KUALA LUMPUR: The recent rally in the ringgit was more of playing catch-up with other regional currencies, Deutsche Bank AG foreign exchange strategist Mallika Sachdeva said, noting the local currency has turned the corner for now.
“The ringgit was one of the worst performing currencies in Asia, but in the first quarter of this year, it was the best performer in terms of gains,” Mallika said at Affin Hwang Asset Management Bhd’s (Affin Hwang AM) “Investment Forum 2017” on Saturday.
Year to date, the ringgit has strengthened by 3.7% against the US dollar to close at 4.3215 last Friday. “The ringgit has turned the corner for now. Large bond outflows have stopped, the currency is undervalued and exports are recovering. The ringgit’s sensitivity to external factors has also dropped, with the currency moving very little with the volatility in commodities recently,” she added.
Foreigners turned net buyers of domestic bonds for the first time in April this year with an inflow of RM6.8 billion, following five months of selling totalling RM62.7 billion since November 2016 until March this year.
However, Mallika doesn’t see the ringgit strengthening significantly as it did in 2016 when it briefly touched the 4.0 mark against the US dollar. “The current account surplus is stabilising, but at lower levels. Demand for Malaysian assets could be more tepid, and the reserves position is much weaker than in the past. The currency’s recent rally was more a catch-up to regional gains.”
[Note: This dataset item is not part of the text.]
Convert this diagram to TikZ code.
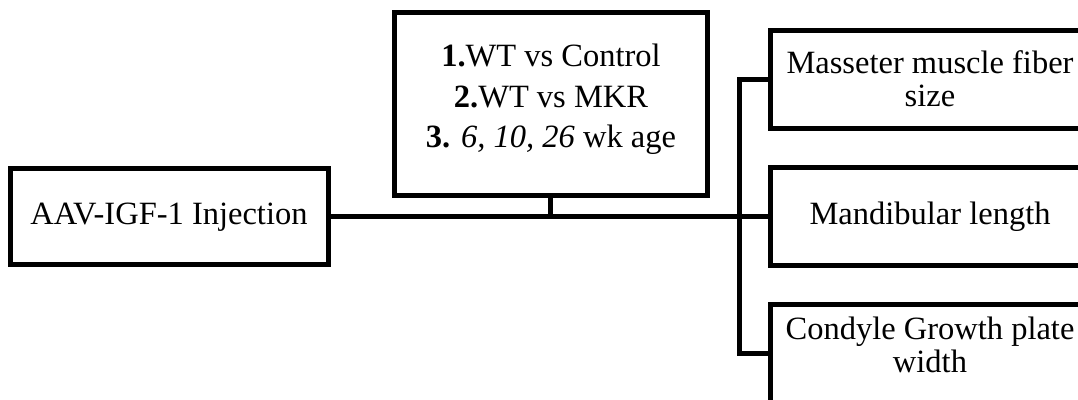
\documentclass[tikz,border=0pt]{standalone}
\usepackage{fontspec}
\setmainfont{Liberation Serif}
\begin{document}
\begin{tikzpicture}[x=1pt,y=-1pt,
  box/.style={draw, line width=5pt, inner sep=0pt},
  txt/.style={inner sep=0pt, align=center, font=\fontsize{32.5}{33}\selectfont},
  link/.style={draw, line width=5pt}]
\useasboundingbox (0,0) rectangle (1078,399);
\clip (0,0) rectangle (1078,399);
% boxes
\node[box, minimum width=318pt, minimum height=96pt] (inj) at (169,216) {};
\node[box, minimum width=313pt, minimum height=183pt] (mid) at (550.5,103.5) {};
\node[box, minimum width=320pt, minimum height=98pt] (b1) at (930,79) {};
\node[box, minimum width=320pt, minimum height=98pt] (b2) at (930,216) {};
\node[box, minimum width=320pt, minimum height=98pt] (b3) at (930,353) {};
% texts
\node[txt] (injt) at (169,217) {AAV-IGF-1 Injection};
\node[txt, font=\fontsize{32.5}{40.5}\selectfont] (midt) at (551,99.5)
  {\textbf{1.}WT vs Control\\\textbf{2.}WT vs MKR\\\textbf{3.} \textit{6, 10, 26} wk age};
\node[txt] (b1t) at (930,79) {Masseter muscle fiber\\size};
\node[txt] (b2t) at (930,217) {Mandibular length};
\node[txt] (b3t) at (930,345) {Condyle Growth plate\\width};
% connectors
\coordinate (trunk) at (739,216);
\draw[link] (inj.east) -- (b2.west);
\draw[link] (mid.south) -- (mid.south |- inj.east);
\draw[link] (b1.west) -- (b1.west -| trunk) -- (b3.west -| trunk) -- (b3.west);
\end{tikzpicture}
\end{document}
In terms of valuation, Mallika said the ringgit appears to be “cheap at the moment”. “Based on our assessment using the three valuation models, the ringgit is trading near historical undervaluation extremes. This is evident from the misalignment that we have seen in historical data and the ringgit is almost as cheap back in 2009 and early this year,” she said, without providing a guidance on the ringgit’s fair value.
A stronger currency, together with the latest quarterly data which saw Malaysia’s economy record a 5.6% growth in the first quarter of this year, could help dampen inflation and increase market confidence, Mallika noted.
“If we are seeing trends, such as large inflows into Malaysian equities continuing and there is nothing that could significantly disrupt the currency market, the ringgit should stabilise or maybe strengthen slightly. However, for a currency to completely undergo a correction, it obviously needs a convincing catalyst for it to move the market.”
To gauge the forward movements of the ringgit, Mallika said investors can look out for any new signs of slowing down from China’s economic data, as well as interprete the languages used in the US Federal Reserve’s (Fed) minutes of its monetary economic meeting.
“The Fed’s [interest rate] hike path is a key driver of the US dollar movement, while any change to its balance sheet is expected to change the course of many Asian currencies including the ringgit’s movement. This is because the end of reinvestment by the US central bank could have big implications to flows of funds in Asia.”
To improve the liquidity and further deepen Malaysia’s currency market, Mallika is of the view that “more work needs to be done in the forward and options market”.
“We note the average daily turnover in the spot and swap market hovers between US$5 billion (RM21.6 billion) and US$6 billion. However, to encourage more participation, let’s not forget about the forward and options areas too.”
Affin Hwang AM managing director Teng Chee Wai believes the ringgit is oversold and will recover to trade at 4.2 or 4.25 this year.
“The ringgit has been oversold for a while and it is timely that it should continue its appreciation trend for the near term. The ringgit has been undervalued since the last 18 months and the [recent] correction only makes sense,” he said, adding that the local currency’s recovery is also due to the country’s trade surplus, currently at some RM8 billion per month.